What this task involves:
Copy each line exactly. Drop every picture.

Supplied data:
=====
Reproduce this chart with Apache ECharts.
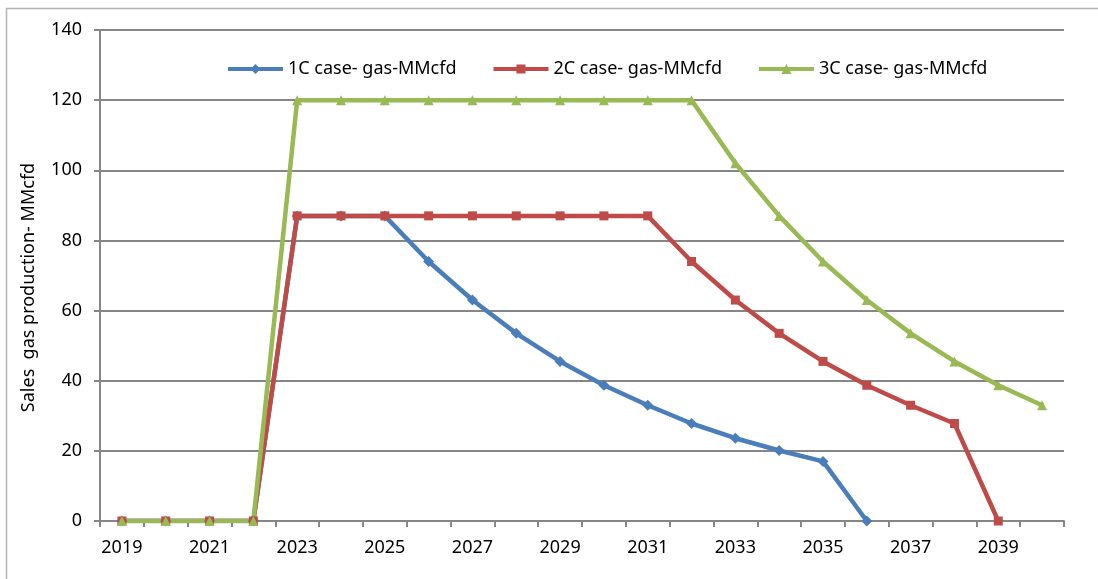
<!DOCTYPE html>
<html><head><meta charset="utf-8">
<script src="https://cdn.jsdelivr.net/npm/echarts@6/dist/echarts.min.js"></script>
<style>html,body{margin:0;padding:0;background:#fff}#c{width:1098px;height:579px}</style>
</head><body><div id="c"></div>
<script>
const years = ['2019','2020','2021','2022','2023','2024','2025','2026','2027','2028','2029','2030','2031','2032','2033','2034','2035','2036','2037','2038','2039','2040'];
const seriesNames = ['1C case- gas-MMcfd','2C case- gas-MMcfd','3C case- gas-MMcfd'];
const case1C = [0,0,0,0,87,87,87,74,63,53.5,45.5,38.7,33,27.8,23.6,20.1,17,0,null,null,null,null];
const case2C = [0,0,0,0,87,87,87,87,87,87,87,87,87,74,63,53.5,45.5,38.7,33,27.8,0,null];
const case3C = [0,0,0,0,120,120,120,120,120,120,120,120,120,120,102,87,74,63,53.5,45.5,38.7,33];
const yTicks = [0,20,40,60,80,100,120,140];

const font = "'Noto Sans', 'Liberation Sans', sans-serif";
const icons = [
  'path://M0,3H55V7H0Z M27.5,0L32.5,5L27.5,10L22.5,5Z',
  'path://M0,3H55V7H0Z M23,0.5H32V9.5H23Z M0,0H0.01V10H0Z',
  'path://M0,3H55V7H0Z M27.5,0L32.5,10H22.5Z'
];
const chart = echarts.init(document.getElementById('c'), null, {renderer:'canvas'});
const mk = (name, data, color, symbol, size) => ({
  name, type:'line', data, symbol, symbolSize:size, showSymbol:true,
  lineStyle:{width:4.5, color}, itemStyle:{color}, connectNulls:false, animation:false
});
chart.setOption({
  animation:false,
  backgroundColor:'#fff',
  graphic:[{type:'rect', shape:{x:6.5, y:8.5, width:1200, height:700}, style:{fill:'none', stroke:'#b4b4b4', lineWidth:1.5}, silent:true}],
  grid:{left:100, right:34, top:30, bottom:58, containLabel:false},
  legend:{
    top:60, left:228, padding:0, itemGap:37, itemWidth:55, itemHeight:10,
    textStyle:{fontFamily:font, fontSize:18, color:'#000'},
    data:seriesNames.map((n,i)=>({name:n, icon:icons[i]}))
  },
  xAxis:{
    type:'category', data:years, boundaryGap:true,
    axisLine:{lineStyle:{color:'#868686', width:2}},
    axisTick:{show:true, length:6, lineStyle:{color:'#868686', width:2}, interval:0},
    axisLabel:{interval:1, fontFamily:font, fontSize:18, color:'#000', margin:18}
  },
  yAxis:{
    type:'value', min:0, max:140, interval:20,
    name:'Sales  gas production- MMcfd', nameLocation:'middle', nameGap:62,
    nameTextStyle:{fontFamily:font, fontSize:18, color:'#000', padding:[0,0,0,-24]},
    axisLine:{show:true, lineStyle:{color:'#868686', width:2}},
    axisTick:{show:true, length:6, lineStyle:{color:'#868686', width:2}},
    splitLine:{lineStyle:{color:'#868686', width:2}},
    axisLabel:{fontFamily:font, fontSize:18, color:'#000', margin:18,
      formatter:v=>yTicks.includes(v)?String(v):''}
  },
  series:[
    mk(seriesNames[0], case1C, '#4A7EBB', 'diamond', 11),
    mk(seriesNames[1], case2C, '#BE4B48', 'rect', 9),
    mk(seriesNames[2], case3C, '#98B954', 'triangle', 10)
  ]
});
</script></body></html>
=====
Solved problem:
Reproduce this chart with Apache ECharts.
<!DOCTYPE html>
<html><head><meta charset="utf-8">
<script src="https://cdn.jsdelivr.net/npm/echarts@6/dist/echarts.min.js"></script>
<style>html,body{margin:0;padding:0;background:#fff}#c{width:1098px;height:579px}</style>
</head><body><div id="c"></div>
<script>
const years = ['2019','2020','2021','2022','2023','2024','2025','2026','2027','2028','2029','2030','2031','2032','2033','2034','2035','2036','2037','2038','2039','2040'];
const seriesNames = ['1C case- gas-MMcfd','2C case- gas-MMcfd','3C case- gas-MMcfd'];
const case1C = [0,0,0,0,87,87,87,74,63,53.5,45.5,38.7,33,27.8,23.6,20.1,17,0,null,null,null,null];
const case2C = [0,0,0,0,87,87,87,87,87,87,87,87,87,74,63,53.5,45.5,38.7,33,27.8,0,null];
const case3C = [0,0,0,0,120,120,120,120,120,120,120,120,120,120,102,87,74,63,53.5,45.5,38.7,33];
const yTicks = [0,20,40,60,80,100,120,140];

const font = "'Noto Sans', 'Liberation Sans', sans-serif";
const icons = [
  'path://M0,3H55V7H0Z M27.5,0L32.5,5L27.5,10L22.5,5Z',
  'path://M0,3H55V7H0Z M23,0.5H32V9.5H23Z M0,0H0.01V10H0Z',
  'path://M0,3H55V7H0Z M27.5,0L32.5,10H22.5Z'
];
const chart = echarts.init(document.getElementById('c'), null, {renderer:'canvas'});
const mk = (name, data, color, symbol, size) => ({
  name, type:'line', data, symbol, symbolSize:size, showSymbol:true,
  lineStyle:{width:4.5, color}, itemStyle:{color}, connectNulls:false, animation:false
});
chart.setOption({
  animation:false,
  backgroundColor:'#fff',
  graphic:[{type:'rect', shape:{x:6.5, y:8.5, width:1200, height:700}, style:{fill:'none', stroke:'#b4b4b4', lineWidth:1.5}, silent:true}],
  grid:{left:100, right:34, top:30, bottom:58, containLabel:false},
  legend:{
    top:60, left:228, padding:0, itemGap:37, itemWidth:55, itemHeight:10,
    textStyle:{fontFamily:font, fontSize:18, color:'#000'},
    data:seriesNames.map((n,i)=>({name:n, icon:icons[i]}))
  },
  xAxis:{
    type:'category', data:years, boundaryGap:true,
    axisLine:{lineStyle:{color:'#868686', width:2}},
    axisTick:{show:true, length:6, lineStyle:{color:'#868686', width:2}, interval:0},
    axisLabel:{interval:1, fontFamily:font, fontSize:18, color:'#000', margin:18}
  },
  yAxis:{
    type:'value', min:0, max:140, interval:20,
    name:'Sales  gas production- MMcfd', nameLocation:'middle', nameGap:62,
    nameTextStyle:{fontFamily:font, fontSize:18, color:'#000', padding:[0,0,0,-24]},
    axisLine:{show:true, lineStyle:{color:'#868686', width:2}},
    axisTick:{show:true, length:6, lineStyle:{color:'#868686', width:2}},
    splitLine:{lineStyle:{color:'#868686', width:2}},
    axisLabel:{fontFamily:font, fontSize:18, color:'#000', margin:18,
      formatter:v=>yTicks.includes(v)?String(v):''}
  },
  series:[
    mk(seriesNames[0], case1C, '#4A7EBB', 'diamond', 11),
    mk(seriesNames[1], case2C, '#BE4B48', 'rect', 9),
    mk(seriesNames[2], case3C, '#98B954', 'triangle', 10)
  ]
});
</script></body></html>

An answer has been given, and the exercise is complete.